In [None]:
import kagglehub

# Download latest version``
# path = kagglehub.dataset_download("amitabhajoy/bengaluru-house-price-data")

# print("Path to dataset files:", path)

: 

In [None]:
import pandas as pd

df = pd.read_csv('Bengaluru_House_Data.csv')

df.info()

In [None]:
df.describe()

In [None]:
#Check Missing Values
df.isnull().sum()

Cleaning Data
A.Deleting Rows
You can remove rows that have missing values. This is a good option for columns like location (1 missing) and size (16 missing), as you won't lose much of your overall dataset.

In [None]:
df.dropna(subset=['location','size'], inplace=True)
df.isnull().sum()

B. Deleting Columns
You can remove an entire column if it has too many missing values to be useful. Your society column, with 5502 missing values, is a perfect candidate for this.

In [None]:
df.drop('society', axis=1, inplace=True)
# axis=1 tells pandas to drop a column ( axis=0 would be for a row).
df.isnull().sum()

Standard Deviation is a measure of spread
Low SD = Data is closely clustered
High SD = Data is dispersed over wider range of values

Filling Missing Values (Imputation)
A. For Numerical Columns (bath, balcony)
For columns with numbers, you can use a measure of central tendency.

Median: The middle value. This is the safest and most common choice, especially if the data might have outliers (extreme high or low values).

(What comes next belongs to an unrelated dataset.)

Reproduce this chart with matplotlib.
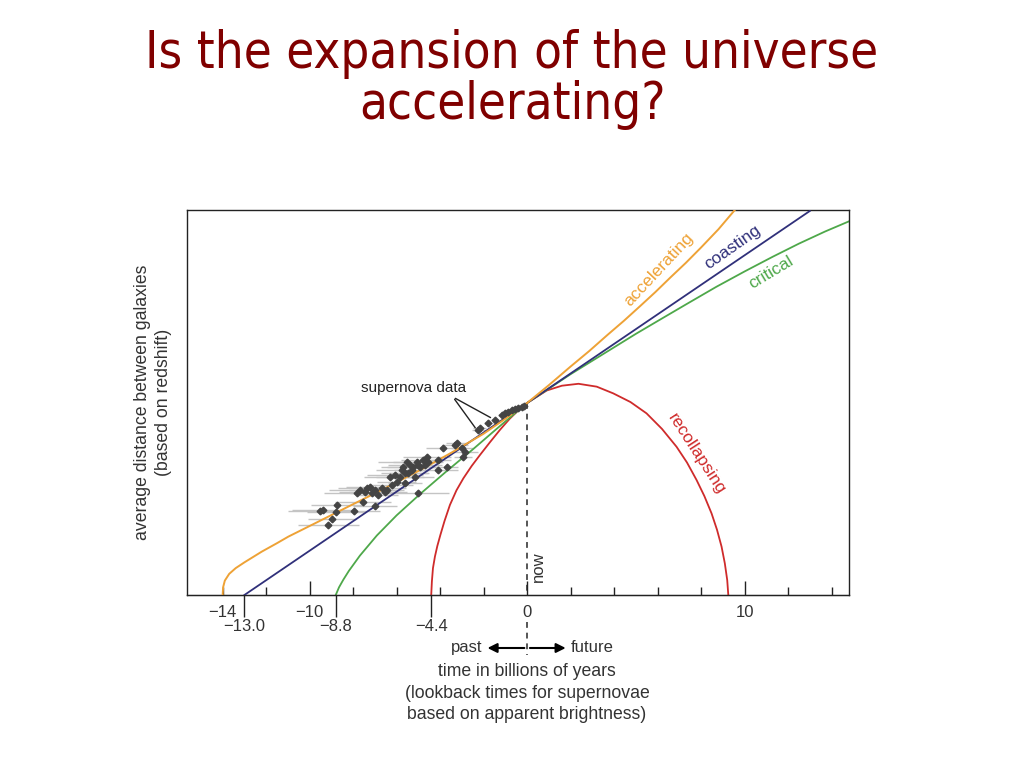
import matplotlib.pyplot as plt

plt.rcParams['font.family'] = ['Liberation Sans', 'DejaVu Sans']

# time in billions of years (0 = now) vs. average spacing of galaxies (1 = today)
acc_t = [-14.0, -13.98, -13.9, -13.7, -13.4, -13.0, -12.2, -11.5, -10.98, -9.76, -8.53,
         -7.31, -6.08, -4.85, -3.5, -2.0, -1.0, 0.0, 1.0, 2.0, 2.85, 3.7, 4.45, 5.2,
         5.9, 6.6, 7.3, 8.0, 8.8, 9.55]
acc_a = [0.0, 0.04, 0.075, 0.11, 0.14, 0.17, 0.226, 0.27, 0.304, 0.373, 0.443,
         0.512, 0.582, 0.655, 0.74, 0.84, 0.918, 1.0, 1.093, 1.19, 1.27, 1.355, 1.428, 1.505,
         1.578, 1.655, 1.73, 1.81, 1.905, 2.005]

coast_t = [-13.0, 0.0, 13.0]
coast_a = [0.0, 1.0, 2.0]

crit_t = [-8.8, -8.65, -8.45, -8.2, -7.69, -6.91, -6.0, -4.93, -3.7, -2.48, -1.25, 0.0,
          1.0, 2.0, 3.5, 5.0, 6.2, 7.33, 8.7, 10.0, 11.3, 12.5, 13.7, 14.8]
crit_a = [0.0, 0.04, 0.08, 0.125, 0.205, 0.31, 0.415, 0.525, 0.645, 0.76, 0.88, 1.0,
          1.075, 1.15, 1.255, 1.36, 1.44, 1.515, 1.605, 1.685, 1.762, 1.83, 1.893, 1.946]

rec_t = [-4.41, -4.38, -4.33, -4.24, -4.13, -3.99, -3.8, -3.55, -3.25, -2.93, -2.55,
         -2.17, -1.7, -1.25, -0.8, -0.33, 0.0, 0.9, 1.6, 2.36, 3.2, 3.96, 4.75, 5.49,
         6.2, 6.87, 7.35, 7.79, 8.15, 8.48, 8.73, 8.94, 9.09, 9.2, 9.25]
rec_a = [0.0, 0.07, 0.14, 0.2, 0.255, 0.3125, 0.385, 0.469, 0.545, 0.608, 0.672,
         0.729, 0.797, 0.86, 0.918, 0.97, 1.0, 1.065, 1.09, 1.1, 1.085, 1.05, 1.005, 0.946,
         0.865, 0.772, 0.69, 0.599, 0.515, 0.425, 0.34, 0.252, 0.165, 0.078, 0.0]

# supernova data: lookback time, spacing, horizontal error
sn_t = [-9.51, -9.40, -8.76, -8.81, -8.96, -9.14, -7.98, -7.0, -7.54,
        -7.84, -7.69, -7.46, -7.38, -7.23, -7.15, -7.0, -6.85, -6.69, -6.54, -6.46,
        -6.31, -6.23, -6.08, -6.0, -5.85, -5.77, -5.70, -5.62, -5.62, -5.54, -5.47,
        -5.39, -5.31, -5.24, -5.16, -5.08, -5.01, -5.01, -4.93, -4.78, -4.70, -4.62,
        -4.55, -4.09, -4.09, -3.70, -3.86, -3.32, -3.24, -3.01, -2.94, -2.86,
        -2.25, -2.17, -1.79, -1.48,
        -1.17, -1.02, -0.87, -0.71, -0.56, -0.41, -0.25, -0.15]
sn_a = [0.437, 0.443, 0.469, 0.43, 0.395, 0.366, 0.435, 0.461, 0.486,
        0.53, 0.547, 0.538, 0.556, 0.564, 0.53, 0.547, 0.521, 0.556, 0.538, 0.547,
        0.616, 0.573, 0.625, 0.59, 0.616, 0.651, 0.668, 0.582, 0.634, 0.694, 0.634,
        0.677, 0.651, 0.668, 0.616, 0.694, 0.677, 0.53, 0.668, 0.703, 0.677, 0.72,
        0.694, 0.703, 0.651, 0.668, 0.764, 0.781, 0.79, 0.764, 0.72, 0.746,
        0.859, 0.868, 0.894, 0.911,
        0.9375, 0.946, 0.955, 0.964, 0.969, 0.976, 0.981, 0.986]
sn_err = [1.5, 1.4, 1.2, 1.3, 1.1, 1.4, 1.2, 1.0, 1.3,
          1.5, 1.4, 1.2, 1.3, 1.1, 1.0, 1.2, 0.9, 1.1, 1.0, 0.8,
          1.2, 1.0, 1.3, 0.9, 1.1, 1.2, 1.0, 0.8, 1.1, 1.3, 0.9,
          1.0, 0.8, 1.2, 0.9, 1.1, 0.7, 1.4, 0.9, 1.0, 0.8, 1.1,
          0.7, 0.6, 0.9, 0.5, 0.8, 0.6, 0.5, 0.5, 0.4, 0.6,
          0.3, 0.3, 0.2, 0.2,
          0.15, 0.15, 0.1, 0.1, 0.1, 0.1, 0.1, 0.1]

big_ticks = [-10, 0, 10]
small_ticks = [-14, -12, -8, -6, -4, -2, 2, 4, 6, 8, 12, 14]
small_labels = ['\u221214'] + [''] * 11
start_ticks = [-13.0, -8.8, -4.4]

now_t, now_a = 0.0, 1.0

c_acc = '#eea236'
c_coast = '#30307a'
c_crit = '#4ea84a'
c_rec = '#cf2b2b'
txt = '#333333'

fig = plt.figure(figsize=(10.24, 7.68), dpi=100)
ax = fig.add_axes([187 / 1024, 1 - 595 / 768, 662 / 1024, 385 / 768])

ax.errorbar(sn_t, sn_a, xerr=sn_err, fmt='none', ecolor='#c4c4c4', elinewidth=1,
            capsize=0, zorder=1)
ax.plot(rec_t, rec_a, color=c_rec, lw=1.3, zorder=2)
ax.plot(crit_t, crit_a, color=c_crit, lw=1.3, zorder=2)
ax.plot(coast_t, coast_a, color=c_coast, lw=1.3, zorder=3)
ax.plot(acc_t, acc_a, color=c_acc, lw=1.4, zorder=3)
ax.plot(sn_t, sn_a, 'D', ms=3.4, color='#444444', zorder=4, lw=0)

ax.set_xlim(-15.64, 14.8)
ax.set_ylim(0, 2.005)
ax.set_yticks([])

ax.set_xticks(big_ticks, labels=[f'{v}'.replace('-', '\u2212') for v in big_ticks])
ax.set_xticks(small_ticks, labels=small_labels, minor=True)
ax.tick_params(which='major', direction='in', length=10, width=1, pad=7,
               labelsize=12, labelcolor=txt, color='#222222')
ax.tick_params(which='minor', direction='in', length=6, width=1, pad=7,
               labelsize=12, labelcolor=txt, color='#222222')
for s in ax.spines.values():
    s.set_color('#222222')
    s.set_linewidth(1)

sec = ax.secondary_xaxis('bottom')
sec.set_xticks(start_ticks, labels=[f'{v:.1f}'.replace('-', '\u2212') for v in start_ticks])
sec.tick_params(direction='out', length=16, width=1, pad=1.5, labelsize=12,
                labelcolor=txt, color='#222222')

# "now" marker, broken around the 0 label
dash = dict(ls=(0, (3, 2.5)), color='#555555', lw=1.4, clip_on=False, zorder=1)
ax.plot([now_t, now_t], [now_a, 0.0], **dash)
ax.plot([now_t, now_t], [-0.14, -0.31], **dash)
ax.text(0.5, 0.15, 'now', rotation=90, ha='center', va='center', fontsize=12, color=txt)

# curve labels
ax.text(6.06, 1.693, 'accelerating', rotation=47, ha='center', va='center',
        fontsize=12.5, color=c_acc)
ax.text(9.45, 1.81, 'coasting', rotation=35, ha='center', va='center',
        fontsize=12.5, color=c_coast)
ax.text(11.2, 1.682, 'critical', rotation=31, ha='center', va='center',
        fontsize=12.5, color=c_crit)
ax.text(7.8, 0.735, 'recollapsing', rotation=-57, ha='center', va='center',
        fontsize=12.5, color=c_rec)

ax.text(-5.2, 1.078, 'supernova data', ha='center', va='center', fontsize=11, color='#222222')
for tip in [(-2.31, 0.859), (-1.57, 0.917)]:
    ax.annotate('', xy=tip, xytext=(-3.41, 1.031),
                arrowprops=dict(arrowstyle='-', color='#222222', lw=1))

# past / future arrows
ya = -0.276
for end in (-1.95, 1.9):
    ax.annotate('', xy=(end, ya), xytext=(now_t, ya), annotation_clip=False,
                arrowprops=dict(arrowstyle='-|>', color='black', lw=1.5, mutation_scale=14))
ax.text(-2.05, ya, 'past', ha='right', va='center', fontsize=12, color=txt, clip_on=False)
ax.text(2.0, ya, 'future', ha='left', va='center', fontsize=12, color=txt, clip_on=False)

fig.text(527 / 1024, 1 - 693 / 768,
         'time in billions of years\n(lookback times for supernovae\nbased on apparent brightness)',
         ha='center', va='center', fontsize=12.7, color=txt, linespacing=1.36)
fig.text(153 / 1024, 1 - 402 / 768,
         'average distance between galaxies\n(based on redshift)',
         rotation=90, ha='center', va='center', fontsize=12.7, color=txt, linespacing=1.36,
         multialignment='center')

title_kw = dict(ha='center', va='baseline', fontsize=36.5, color='#800000',
                family=['DejaVu Sans'], fontstretch='condensed')
fig.text(0.5, 1 - 68 / 768, 'Is the expansion of the universe', **title_kw)
fig.text(0.5, 1 - 119 / 768, 'accelerating?', **title_kw)

fig.savefig('out.png', dpi=100)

Mean: The average value. Be cautious with this if you have outliers, as they can skew the average.

In [None]:
median_bath = df['bath'].median()

df['bath'] = df['bath'].fillna(median_bath)
df.isnull().sum()

B. For Categorical Columns (size)
For columns containing categories (like size, which might have values like '2 BHK', '3 BHK', etc.), you should use the mode.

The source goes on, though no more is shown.